— START OF EXERCISE INPUT —

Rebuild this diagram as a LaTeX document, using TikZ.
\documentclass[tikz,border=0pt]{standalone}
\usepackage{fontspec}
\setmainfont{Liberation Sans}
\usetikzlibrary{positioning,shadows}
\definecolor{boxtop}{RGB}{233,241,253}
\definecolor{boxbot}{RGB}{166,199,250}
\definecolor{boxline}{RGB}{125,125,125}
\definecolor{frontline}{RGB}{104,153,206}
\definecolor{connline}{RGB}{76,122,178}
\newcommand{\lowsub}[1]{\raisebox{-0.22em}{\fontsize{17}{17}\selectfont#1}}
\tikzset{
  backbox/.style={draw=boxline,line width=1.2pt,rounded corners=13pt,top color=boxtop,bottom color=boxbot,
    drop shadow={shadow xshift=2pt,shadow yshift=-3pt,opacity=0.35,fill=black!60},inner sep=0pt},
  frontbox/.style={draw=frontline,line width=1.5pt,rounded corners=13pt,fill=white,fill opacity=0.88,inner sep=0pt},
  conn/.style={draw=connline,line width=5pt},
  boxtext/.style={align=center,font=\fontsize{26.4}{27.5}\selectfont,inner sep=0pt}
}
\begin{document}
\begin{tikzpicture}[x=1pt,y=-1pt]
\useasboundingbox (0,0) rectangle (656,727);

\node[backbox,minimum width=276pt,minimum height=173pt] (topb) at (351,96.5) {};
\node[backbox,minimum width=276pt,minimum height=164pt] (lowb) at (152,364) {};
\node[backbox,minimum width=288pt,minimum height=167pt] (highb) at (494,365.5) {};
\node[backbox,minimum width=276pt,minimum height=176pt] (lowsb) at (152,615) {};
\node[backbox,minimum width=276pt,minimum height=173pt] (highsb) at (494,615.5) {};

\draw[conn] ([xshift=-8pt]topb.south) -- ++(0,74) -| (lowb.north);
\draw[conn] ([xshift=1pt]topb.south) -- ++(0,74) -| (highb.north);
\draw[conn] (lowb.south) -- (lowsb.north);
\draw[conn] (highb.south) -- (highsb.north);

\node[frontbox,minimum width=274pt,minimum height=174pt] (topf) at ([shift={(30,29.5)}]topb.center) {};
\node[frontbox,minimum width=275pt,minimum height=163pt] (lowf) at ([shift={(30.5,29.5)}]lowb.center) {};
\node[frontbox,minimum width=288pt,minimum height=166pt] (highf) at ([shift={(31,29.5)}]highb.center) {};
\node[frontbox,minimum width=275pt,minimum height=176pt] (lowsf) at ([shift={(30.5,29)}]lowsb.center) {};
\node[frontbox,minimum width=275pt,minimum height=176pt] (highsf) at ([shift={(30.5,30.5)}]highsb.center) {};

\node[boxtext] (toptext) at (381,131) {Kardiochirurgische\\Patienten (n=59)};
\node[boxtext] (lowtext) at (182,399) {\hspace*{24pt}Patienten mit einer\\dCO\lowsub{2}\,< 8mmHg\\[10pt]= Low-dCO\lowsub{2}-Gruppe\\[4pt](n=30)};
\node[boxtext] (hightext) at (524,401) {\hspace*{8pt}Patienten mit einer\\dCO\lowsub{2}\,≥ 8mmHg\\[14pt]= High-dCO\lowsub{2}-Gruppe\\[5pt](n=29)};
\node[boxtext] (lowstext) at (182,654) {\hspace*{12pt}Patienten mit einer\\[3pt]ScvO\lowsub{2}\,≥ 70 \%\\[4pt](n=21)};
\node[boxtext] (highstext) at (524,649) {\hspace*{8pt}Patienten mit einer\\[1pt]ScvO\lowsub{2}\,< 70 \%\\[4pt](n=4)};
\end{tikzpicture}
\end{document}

— END OF EXERCISE INPUT —
— START OF EXERCISE INPUT —

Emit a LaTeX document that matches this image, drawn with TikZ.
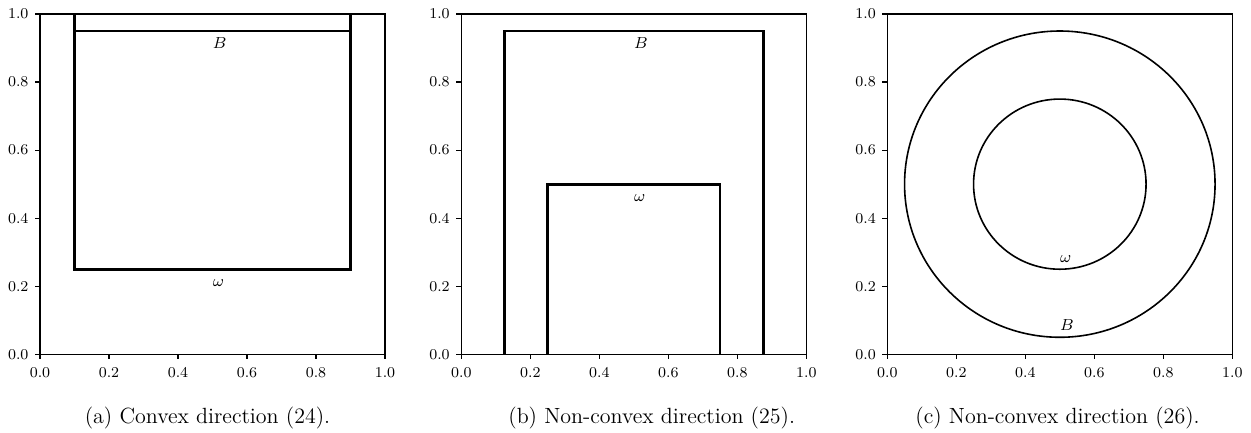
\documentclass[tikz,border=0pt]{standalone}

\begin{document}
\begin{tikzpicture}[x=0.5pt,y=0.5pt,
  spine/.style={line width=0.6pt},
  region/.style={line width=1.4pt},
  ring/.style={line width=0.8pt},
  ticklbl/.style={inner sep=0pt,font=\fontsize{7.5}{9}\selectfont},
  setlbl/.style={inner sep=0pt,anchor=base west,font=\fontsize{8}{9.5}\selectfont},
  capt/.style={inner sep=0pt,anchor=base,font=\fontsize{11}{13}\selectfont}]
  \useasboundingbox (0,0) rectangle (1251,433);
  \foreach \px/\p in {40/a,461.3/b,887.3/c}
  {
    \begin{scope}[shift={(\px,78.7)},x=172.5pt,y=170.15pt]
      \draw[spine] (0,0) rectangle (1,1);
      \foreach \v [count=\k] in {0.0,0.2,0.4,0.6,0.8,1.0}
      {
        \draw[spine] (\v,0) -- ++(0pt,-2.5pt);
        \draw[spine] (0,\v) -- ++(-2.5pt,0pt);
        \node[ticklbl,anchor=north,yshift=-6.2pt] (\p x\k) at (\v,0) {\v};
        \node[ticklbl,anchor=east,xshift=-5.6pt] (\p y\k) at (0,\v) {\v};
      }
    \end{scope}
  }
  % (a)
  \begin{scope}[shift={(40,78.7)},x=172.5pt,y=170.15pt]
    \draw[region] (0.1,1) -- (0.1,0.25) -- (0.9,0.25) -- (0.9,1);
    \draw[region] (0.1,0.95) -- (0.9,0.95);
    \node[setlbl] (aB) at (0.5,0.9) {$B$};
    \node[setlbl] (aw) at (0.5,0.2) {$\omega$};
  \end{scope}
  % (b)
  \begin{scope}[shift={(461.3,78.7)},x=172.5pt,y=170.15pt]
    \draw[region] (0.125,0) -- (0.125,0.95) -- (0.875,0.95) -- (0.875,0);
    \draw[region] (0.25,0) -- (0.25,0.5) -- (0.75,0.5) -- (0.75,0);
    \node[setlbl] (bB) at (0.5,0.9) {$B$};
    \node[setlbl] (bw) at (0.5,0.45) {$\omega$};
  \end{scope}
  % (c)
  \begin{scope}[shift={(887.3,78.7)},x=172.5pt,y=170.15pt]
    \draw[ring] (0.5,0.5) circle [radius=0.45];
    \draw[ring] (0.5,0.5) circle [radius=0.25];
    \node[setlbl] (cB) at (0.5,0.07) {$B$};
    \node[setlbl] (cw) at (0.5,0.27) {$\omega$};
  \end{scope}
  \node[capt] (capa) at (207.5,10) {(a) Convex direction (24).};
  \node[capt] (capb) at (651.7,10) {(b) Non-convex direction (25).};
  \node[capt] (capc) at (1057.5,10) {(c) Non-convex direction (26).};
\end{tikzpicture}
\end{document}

— END OF EXERCISE INPUT —

_WHAT YOU ARE ASKED TO DO_: Identify every line above that includes the word "this", and show those lines.

_TASK SOLUTION_:
Rebuild this diagram as a LaTeX document, using TikZ.
Emit a LaTeX document that matches this image, drawn with TikZ.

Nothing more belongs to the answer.